3. Supporting relationships between children and their families Adoption in Saskatchewan increasingly emphasizes openness — maintaining some level of connection between children and their birth families when it's safe and appropriate to do so. PRIDE prepares you for what that looks like in practice, and helps you think through how you'd approach contact agreements, sibling connections, and birth family relationships.
4. Connecting children to their culture Given that approximately 86% of children in Saskatchewan's care system are of Indigenous ancestry, this competency is particularly significant. It covers the legal obligations around cultural continuity that come with adopting an Indigenous child, including the cultural plans that courts routinely attach to adoption orders.

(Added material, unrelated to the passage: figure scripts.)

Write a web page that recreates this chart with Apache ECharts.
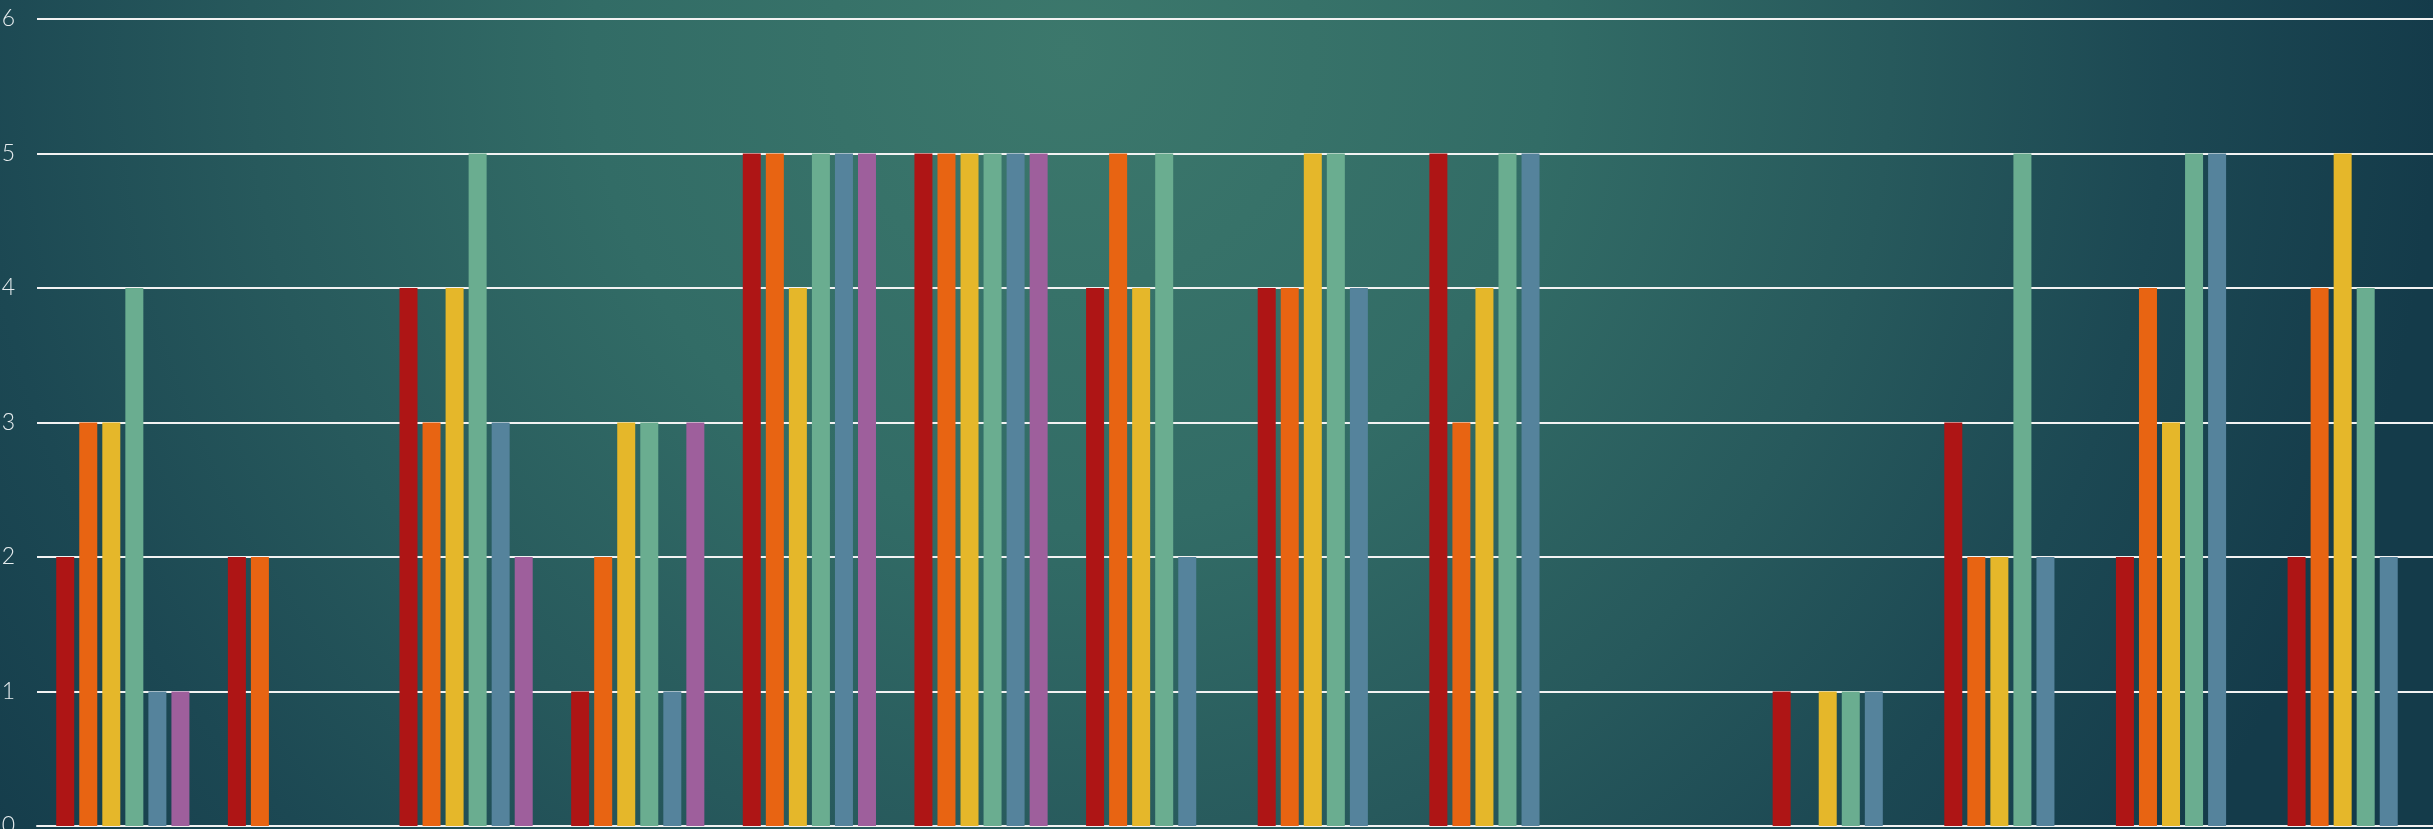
<!DOCTYPE html>
<html>
<head>
<meta charset="utf-8">
<script src="https://cdn.jsdelivr.net/npm/echarts@6/dist/echarts.min.js"></script>
<style>
html, body { margin: 0; padding: 0; }
#chart { width: 2433px; height: 829px; }
</style>
</head>
<body>
<div id="chart"></div>
<script>
// 14 groups, no category labels shown
var categories = ['1', '2', '3', '4', '5', '6', '7', '8', '9', '10', '11', '12', '13', '14'];
var yTicks = [0, 1, 2, 3, 4, 5, 6];

var redVals    = [2, 2, 4, 1, 5, 5, 4, 4, 5, null, 1, 3, 2, 2];
var orangeVals = [3, 2, 3, 2, 5, 5, 5, 4, 3, null, null, 2, 4, 4];
var yellowVals = [3, null, 4, 3, 4, 5, 4, 5, 4, null, 1, 2, 3, 5];
var greenVals  = [4, null, 5, 3, 5, 5, 5, 5, 5, null, 1, 5, 5, 4];
var blueVals   = [1, null, 3, 1, 5, 5, 2, 4, 5, null, 1, 2, 5, 2];
var purpleVals = [1, null, 2, 3, 5, 5, null, null, null, null, null, null, null, null];

var colors = ['#ae1515', '#e86412', '#e5b72a', '#6aad90', '#55839c', '#9e5f9c'];
var allSeries = [redVals, orangeVals, yellowVals, greenVals, blueVals, purpleVals];

var chart = echarts.init(document.getElementById('chart'));

var series = allSeries.map(function(vals, i) {
	return {
		type: 'bar',
		data: vals,
		barWidth: 18,
		barGap: '28%',
		itemStyle: { color: colors[i] },
		silent: true
	};
});

var option = {
	animation: false,
	backgroundColor: {
		type: 'radial',
		x: 0.44, y: 0.06, r: 1.65,
		colorStops: [
			{ offset: 0, color: '#3c786c' },
			{ offset: 0.35, color: '#326c66' },
			{ offset: 0.6, color: '#27595c' },
			{ offset: 0.8, color: '#1c4853' },
			{ offset: 1, color: '#143b4a' }
		]
	},
	grid: { left: 37, right: -7, top: 19, bottom: 3, containLabel: false, outerBoundsMode: 'none' },
	xAxis: {
		type: 'category',
		data: categories,
		axisLine: { show: true, lineStyle: { color: '#f2f2f2', width: 2 } },
		axisTick: { show: false },
		axisLabel: { show: false }
	},
	yAxis: {
		type: 'value',
		min: yTicks[0],
		max: yTicks[yTicks.length - 1],
		interval: 1,
		axisLine: { show: false },
		axisTick: { show: false },
		axisLabel: {
			color: '#e6ecee',
			fontFamily: 'Lato',
			fontWeight: 300,
			fontSize: 23,
			margin: 22
		},
		splitLine: { lineStyle: { color: '#f2f2f2', width: 2 } }
	},
	series: series
};

chart.setOption(option);
</script>
</body>
</html>
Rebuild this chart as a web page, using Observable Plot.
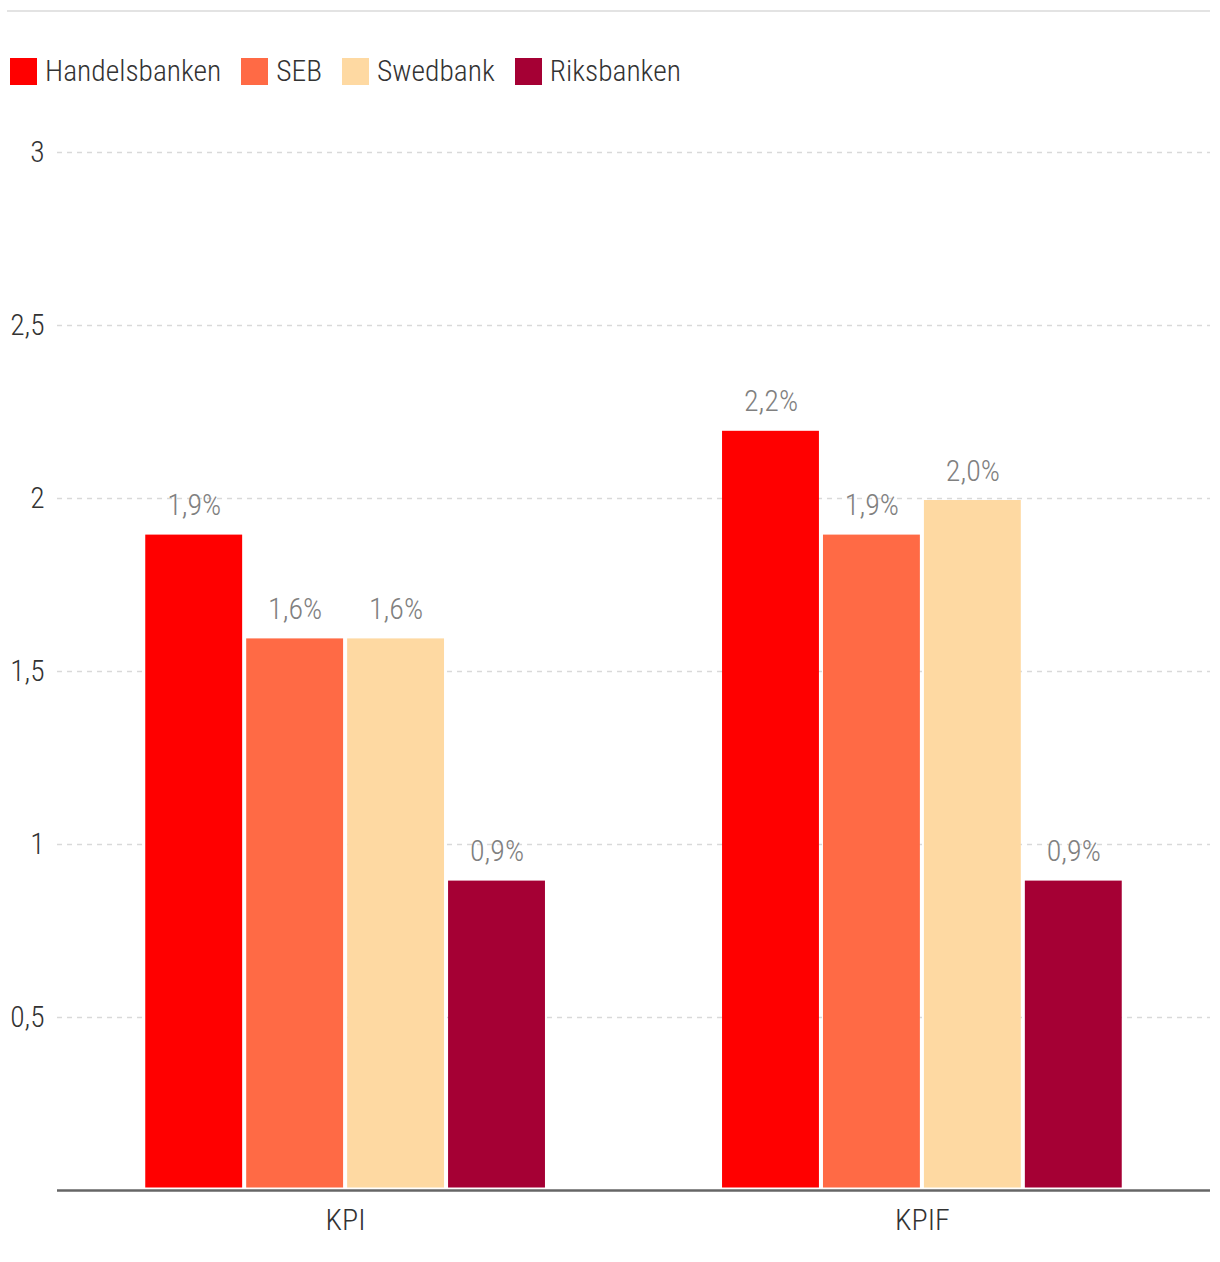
<!DOCTYPE html>
<html>
<head>
<meta charset="utf-8">
<script src="https://cdn.jsdelivr.net/npm/d3@7"></script>
<script src="https://cdn.jsdelivr.net/npm/@observablehq/plot@0.6"></script>
<style>
  html, body { margin: 0; padding: 0; background: #fff; }
  body { width: 1220px; font-family: "Roboto Condensed", "Liberation Sans Narrow", "DejaVu Sans Condensed", "Roboto", sans-serif; font-stretch: condensed; font-weight: 300; }
  .topline { position: absolute; left: 7px; right: 10px; top: 10px; height: 2px; background: #e3e3e3; }
  .legend { position: absolute; left: 10px; top: 57px; display: flex; align-items: center; font-size: 29.5px; color: #333; line-height: 28px; }
  .legend .item { display: flex; align-items: center; margin-right: 20px; }
  .legend .sw { width: 27px; height: 27px; margin-right: 8px; }
  .layer { position: absolute; left: 0; top: 100px; }
</style>
</head>
<body>
<div class="topline"></div>
<div class="legend" id="legend"></div>
<div class="layer" id="back"></div>
<div class="layer" id="front"></div>
<script>
const categories = ["KPI", "KPIF"];
const banks = ["Handelsbanken", "SEB", "Swedbank", "Riksbanken"];
const colors = ["#ff0000", "#ff6a45", "#fed9a2", "#a50034"];
const kpiValues = [1.9, 1.6, 1.6, 0.9];
const kpifValues = [2.2, 1.9, 2.0, 0.9];
const yTicks = [0.5, 1, 1.5, 2, 2.5, 3];

const data = [
  ...banks.map((b, i) => ({category: "KPI", bank: b, value: kpiValues[i]})),
  ...banks.map((b, i) => ({category: "KPIF", bank: b, value: kpifValues[i]}))
];

const comma = (v) => String(v).replace(".", ",");
const fontFamily = '"Roboto Condensed", "Liberation Sans Narrow", "DejaVu Sans Condensed", "Roboto", sans-serif';

// legend
const legend = document.getElementById("legend");
banks.forEach((b, i) => {
  const item = document.createElement("div");
  item.className = "item";
  const sw = document.createElement("span");
  sw.className = "sw";
  sw.style.background = colors[i];
  const t = document.createElement("span");
  t.textContent = b;
  item.appendChild(sw);
  item.appendChild(t);
  legend.appendChild(item);
});

const common = {
  width: 1220,
  height: 1162,
  marginLeft: 57,
  marginRight: 10,
  marginTop: 52,
  marginBottom: 72,
  y: {domain: [0, 3], label: null},
};
const style = {fontFamily, fontSize: "29px", color: "#333", background: "transparent", fontWeight: 300};

// background layer: grid, y axis, baseline spanning the full plot width
const back = Plot.plot({
  ...common,
  style: {...style, background: "#fff"},
  marks: [
    Plot.ruleY(yTicks, {stroke: "#d9d9d9", strokeWidth: 1.5, strokeDasharray: "5,5"}),
    Plot.axisY(yTicks, {tickSize: 0, tickPadding: 13, tickFormat: comma, label: null, fill: "#333", fontSize: 29.5}),
    Plot.ruleY([0], {stroke: "#666", strokeWidth: 2.5})
  ]
});
document.getElementById("back").appendChild(back);

// front layer: grouped bars
const front = Plot.plot({
  ...common,
  style,
  fx: {domain: categories, paddingInner: 0.307, paddingOuter: 0.153, round: false, label: null},
  x: {domain: banks, paddingInner: 0.04, paddingOuter: 0, round: false, axis: null},
  color: {domain: banks, range: colors},
  marks: [
    Plot.barY(data, {fx: "category", x: "bank", y: "value", fill: "bank", insetBottom: 2.5, insetTop: 2}),
    Plot.text(data, {fx: "category", x: "bank", y: "value", text: d => d.value.toFixed(1).replace(".", ",") + "%", lineAnchor: "bottom", dy: -18, fill: "#808080", fontSize: 30}),
    Plot.axisFx({anchor: "bottom", tickSize: 0, tickPadding: 18, label: null, fill: "#333", fontSize: 30}),
    Plot.axisY({tickSize: 0, ticks: [], label: null})
  ]
});
document.getElementById("front").appendChild(front);
</script>
</body>
</html>
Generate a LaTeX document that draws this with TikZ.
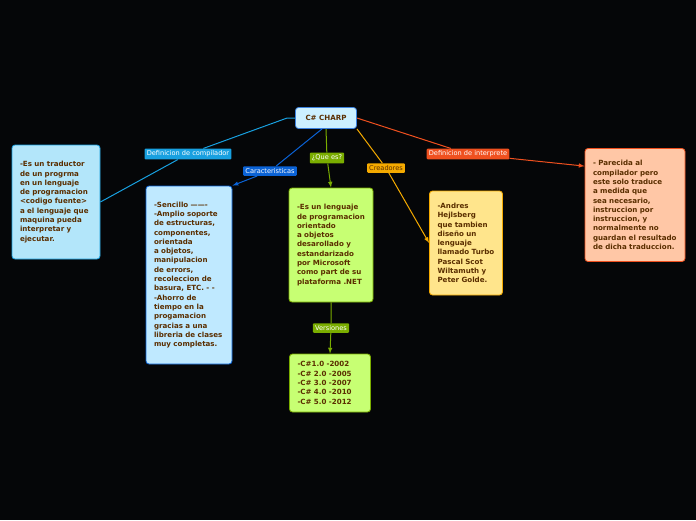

5. Making a lifelong commitment to children This final competency focuses on permanency — what it means to be the legal and emotional parent of a child for life, through adolescence, adulthood, and beyond. It addresses common challenges adoptive families face at different life stages.
The Mandatory Aboriginal Cultural Component
Separate from the 27-hour PRIDE curriculum, Saskatchewan requires all adoption applicants to complete a 3-hour Aboriginal Cultural Component. This is mandatory for everyone, regardless of the background of the child you're matched with.
The component covers the history of Indigenous child welfare in Canada, including the residential school system and the Sixties Scoop, the current overrepresentation of Indigenous children in care, and the cultural obligations that apply when caring for or adopting an Indigenous child. Saskatchewan's Ministry of Social Services includes this requirement precisely because the provincial child welfare system has such significant connections to Indigenous communities.
Some applicants initially treat this as an administrative checkbox. Families who approach it seriously — and who genuinely engage with what it covers — tend to be better prepared for the real work of raising children whose histories intersect with that legacy.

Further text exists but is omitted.